Code that draws figures:
• • • •

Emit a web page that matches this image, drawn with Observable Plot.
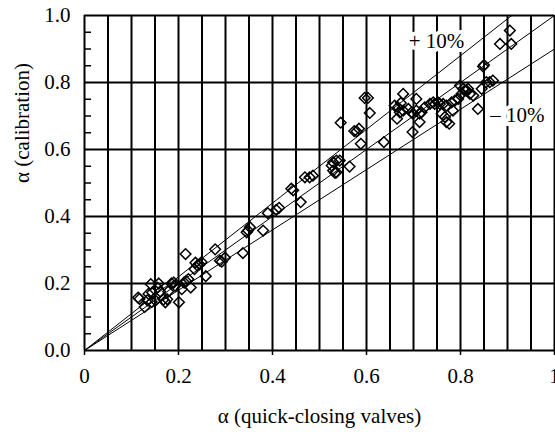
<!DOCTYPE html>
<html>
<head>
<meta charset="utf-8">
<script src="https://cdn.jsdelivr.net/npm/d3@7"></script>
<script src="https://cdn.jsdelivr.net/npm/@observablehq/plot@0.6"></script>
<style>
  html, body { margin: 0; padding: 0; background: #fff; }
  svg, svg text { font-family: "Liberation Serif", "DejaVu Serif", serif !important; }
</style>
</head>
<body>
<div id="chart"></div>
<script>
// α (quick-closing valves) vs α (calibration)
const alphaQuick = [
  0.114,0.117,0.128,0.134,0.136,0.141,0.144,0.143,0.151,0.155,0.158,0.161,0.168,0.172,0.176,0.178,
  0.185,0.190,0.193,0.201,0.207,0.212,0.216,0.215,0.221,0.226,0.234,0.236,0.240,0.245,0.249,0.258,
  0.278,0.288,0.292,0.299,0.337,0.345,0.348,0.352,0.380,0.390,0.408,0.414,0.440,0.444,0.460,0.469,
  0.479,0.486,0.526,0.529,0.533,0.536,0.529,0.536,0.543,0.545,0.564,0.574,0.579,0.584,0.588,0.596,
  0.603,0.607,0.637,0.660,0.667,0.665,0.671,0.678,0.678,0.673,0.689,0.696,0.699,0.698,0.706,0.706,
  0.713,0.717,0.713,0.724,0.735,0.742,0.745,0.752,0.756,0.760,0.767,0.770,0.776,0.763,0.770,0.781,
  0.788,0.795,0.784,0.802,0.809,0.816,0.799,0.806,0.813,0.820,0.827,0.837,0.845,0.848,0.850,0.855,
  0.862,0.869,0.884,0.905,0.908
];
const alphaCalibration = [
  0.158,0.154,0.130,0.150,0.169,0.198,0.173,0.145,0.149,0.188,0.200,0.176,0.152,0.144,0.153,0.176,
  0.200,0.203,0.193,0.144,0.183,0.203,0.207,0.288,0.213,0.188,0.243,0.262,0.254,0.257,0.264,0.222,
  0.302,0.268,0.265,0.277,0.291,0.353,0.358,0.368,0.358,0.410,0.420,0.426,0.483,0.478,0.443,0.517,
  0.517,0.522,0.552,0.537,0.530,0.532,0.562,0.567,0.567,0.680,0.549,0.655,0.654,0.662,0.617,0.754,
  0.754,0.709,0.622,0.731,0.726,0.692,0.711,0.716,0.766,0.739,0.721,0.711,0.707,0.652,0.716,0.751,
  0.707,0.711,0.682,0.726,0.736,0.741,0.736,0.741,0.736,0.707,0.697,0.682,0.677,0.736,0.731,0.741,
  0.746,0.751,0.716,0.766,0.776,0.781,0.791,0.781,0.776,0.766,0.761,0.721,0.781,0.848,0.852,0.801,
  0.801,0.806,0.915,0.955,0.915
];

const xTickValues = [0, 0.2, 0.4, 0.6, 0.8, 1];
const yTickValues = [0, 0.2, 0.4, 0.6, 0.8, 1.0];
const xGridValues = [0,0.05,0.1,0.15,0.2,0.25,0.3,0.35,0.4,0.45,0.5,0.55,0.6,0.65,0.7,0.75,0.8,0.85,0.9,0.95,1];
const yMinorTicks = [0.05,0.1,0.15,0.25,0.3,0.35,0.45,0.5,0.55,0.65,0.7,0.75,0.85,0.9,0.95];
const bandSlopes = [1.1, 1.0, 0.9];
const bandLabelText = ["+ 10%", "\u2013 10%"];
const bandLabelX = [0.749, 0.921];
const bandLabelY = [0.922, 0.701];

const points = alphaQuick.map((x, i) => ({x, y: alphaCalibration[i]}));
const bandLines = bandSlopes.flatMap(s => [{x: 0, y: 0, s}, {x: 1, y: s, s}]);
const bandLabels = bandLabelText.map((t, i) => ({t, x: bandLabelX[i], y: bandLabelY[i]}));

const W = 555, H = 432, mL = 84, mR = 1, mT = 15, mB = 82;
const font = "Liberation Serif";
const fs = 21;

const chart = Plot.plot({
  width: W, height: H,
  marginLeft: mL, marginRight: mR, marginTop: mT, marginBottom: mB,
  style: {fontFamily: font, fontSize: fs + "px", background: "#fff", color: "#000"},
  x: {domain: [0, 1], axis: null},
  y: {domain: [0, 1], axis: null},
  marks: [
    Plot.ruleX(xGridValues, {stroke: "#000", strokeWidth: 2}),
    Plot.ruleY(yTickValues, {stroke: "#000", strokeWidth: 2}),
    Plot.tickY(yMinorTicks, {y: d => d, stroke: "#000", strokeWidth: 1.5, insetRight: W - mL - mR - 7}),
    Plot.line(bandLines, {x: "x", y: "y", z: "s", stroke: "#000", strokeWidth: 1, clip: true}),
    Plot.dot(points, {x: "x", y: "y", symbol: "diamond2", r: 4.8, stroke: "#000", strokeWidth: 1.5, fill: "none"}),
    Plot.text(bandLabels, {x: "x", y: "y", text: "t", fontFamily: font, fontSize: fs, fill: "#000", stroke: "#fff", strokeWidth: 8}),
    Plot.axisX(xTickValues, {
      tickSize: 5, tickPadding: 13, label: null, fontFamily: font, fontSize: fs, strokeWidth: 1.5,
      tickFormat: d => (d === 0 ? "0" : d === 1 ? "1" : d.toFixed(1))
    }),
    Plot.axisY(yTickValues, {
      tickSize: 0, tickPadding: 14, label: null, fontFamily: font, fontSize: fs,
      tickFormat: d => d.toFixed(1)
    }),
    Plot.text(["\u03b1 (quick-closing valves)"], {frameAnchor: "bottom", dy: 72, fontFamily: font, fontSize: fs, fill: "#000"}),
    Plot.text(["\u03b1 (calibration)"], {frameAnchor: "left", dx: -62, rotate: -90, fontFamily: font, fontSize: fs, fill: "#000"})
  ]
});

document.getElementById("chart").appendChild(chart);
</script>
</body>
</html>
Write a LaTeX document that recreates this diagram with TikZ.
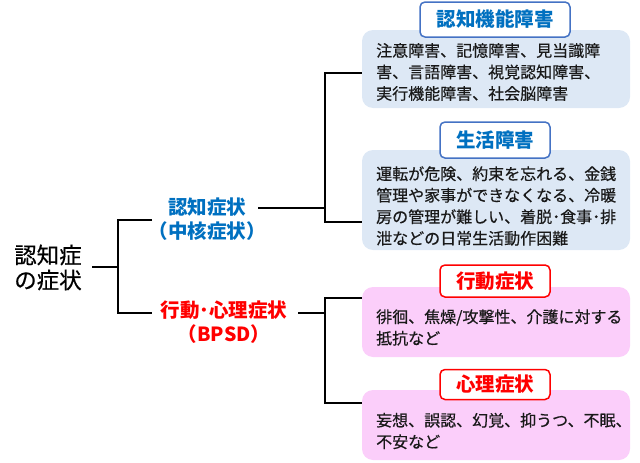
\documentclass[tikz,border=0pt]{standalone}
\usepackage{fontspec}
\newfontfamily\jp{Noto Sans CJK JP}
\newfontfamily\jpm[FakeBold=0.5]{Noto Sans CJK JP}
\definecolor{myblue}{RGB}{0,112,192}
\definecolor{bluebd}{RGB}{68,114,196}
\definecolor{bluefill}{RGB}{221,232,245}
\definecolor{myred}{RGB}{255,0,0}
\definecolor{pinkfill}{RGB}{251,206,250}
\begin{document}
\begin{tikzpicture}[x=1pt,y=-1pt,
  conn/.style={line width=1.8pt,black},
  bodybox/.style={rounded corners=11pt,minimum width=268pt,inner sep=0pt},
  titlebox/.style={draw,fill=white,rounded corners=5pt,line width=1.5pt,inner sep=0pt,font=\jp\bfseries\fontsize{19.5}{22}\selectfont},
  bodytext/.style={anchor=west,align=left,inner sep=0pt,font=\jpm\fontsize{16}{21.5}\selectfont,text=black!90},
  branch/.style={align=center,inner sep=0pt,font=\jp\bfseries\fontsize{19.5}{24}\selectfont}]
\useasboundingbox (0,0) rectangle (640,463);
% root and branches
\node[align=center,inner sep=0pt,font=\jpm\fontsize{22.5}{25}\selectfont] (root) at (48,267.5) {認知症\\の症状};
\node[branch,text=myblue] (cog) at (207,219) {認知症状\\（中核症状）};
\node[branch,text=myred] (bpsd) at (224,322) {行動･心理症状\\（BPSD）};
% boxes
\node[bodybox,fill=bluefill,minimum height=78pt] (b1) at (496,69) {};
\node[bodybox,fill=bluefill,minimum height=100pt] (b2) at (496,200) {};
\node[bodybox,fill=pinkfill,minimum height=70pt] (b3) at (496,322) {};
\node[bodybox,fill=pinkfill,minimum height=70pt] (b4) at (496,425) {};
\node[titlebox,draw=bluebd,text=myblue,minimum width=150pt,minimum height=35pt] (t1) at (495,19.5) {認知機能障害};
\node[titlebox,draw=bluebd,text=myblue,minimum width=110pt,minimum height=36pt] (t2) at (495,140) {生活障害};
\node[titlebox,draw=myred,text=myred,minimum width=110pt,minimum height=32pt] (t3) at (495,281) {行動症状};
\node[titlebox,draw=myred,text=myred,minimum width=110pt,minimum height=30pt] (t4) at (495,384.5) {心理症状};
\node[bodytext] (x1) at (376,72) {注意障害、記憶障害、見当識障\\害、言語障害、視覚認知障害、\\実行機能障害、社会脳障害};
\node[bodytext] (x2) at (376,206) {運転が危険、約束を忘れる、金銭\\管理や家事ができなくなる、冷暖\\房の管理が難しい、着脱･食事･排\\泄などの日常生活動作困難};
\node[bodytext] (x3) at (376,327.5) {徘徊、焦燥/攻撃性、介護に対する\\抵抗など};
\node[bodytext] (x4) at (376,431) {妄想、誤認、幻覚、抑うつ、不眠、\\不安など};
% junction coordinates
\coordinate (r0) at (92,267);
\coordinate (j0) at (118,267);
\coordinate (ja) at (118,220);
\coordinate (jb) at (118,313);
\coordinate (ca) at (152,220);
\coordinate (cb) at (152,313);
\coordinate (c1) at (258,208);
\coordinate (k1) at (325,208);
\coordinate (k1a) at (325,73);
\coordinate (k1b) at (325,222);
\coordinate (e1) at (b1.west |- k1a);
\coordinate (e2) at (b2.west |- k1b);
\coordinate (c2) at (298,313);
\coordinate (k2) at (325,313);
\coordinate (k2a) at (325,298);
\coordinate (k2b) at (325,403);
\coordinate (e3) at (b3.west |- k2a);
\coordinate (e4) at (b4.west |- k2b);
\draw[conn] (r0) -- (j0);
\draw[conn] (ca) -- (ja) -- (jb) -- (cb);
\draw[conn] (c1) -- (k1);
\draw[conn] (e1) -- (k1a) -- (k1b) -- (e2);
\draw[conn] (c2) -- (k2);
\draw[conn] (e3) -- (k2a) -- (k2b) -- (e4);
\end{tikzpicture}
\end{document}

• • • •

**Direction**.
State, as a number only, how many lines in the entries include "this".

**Written answer**.
2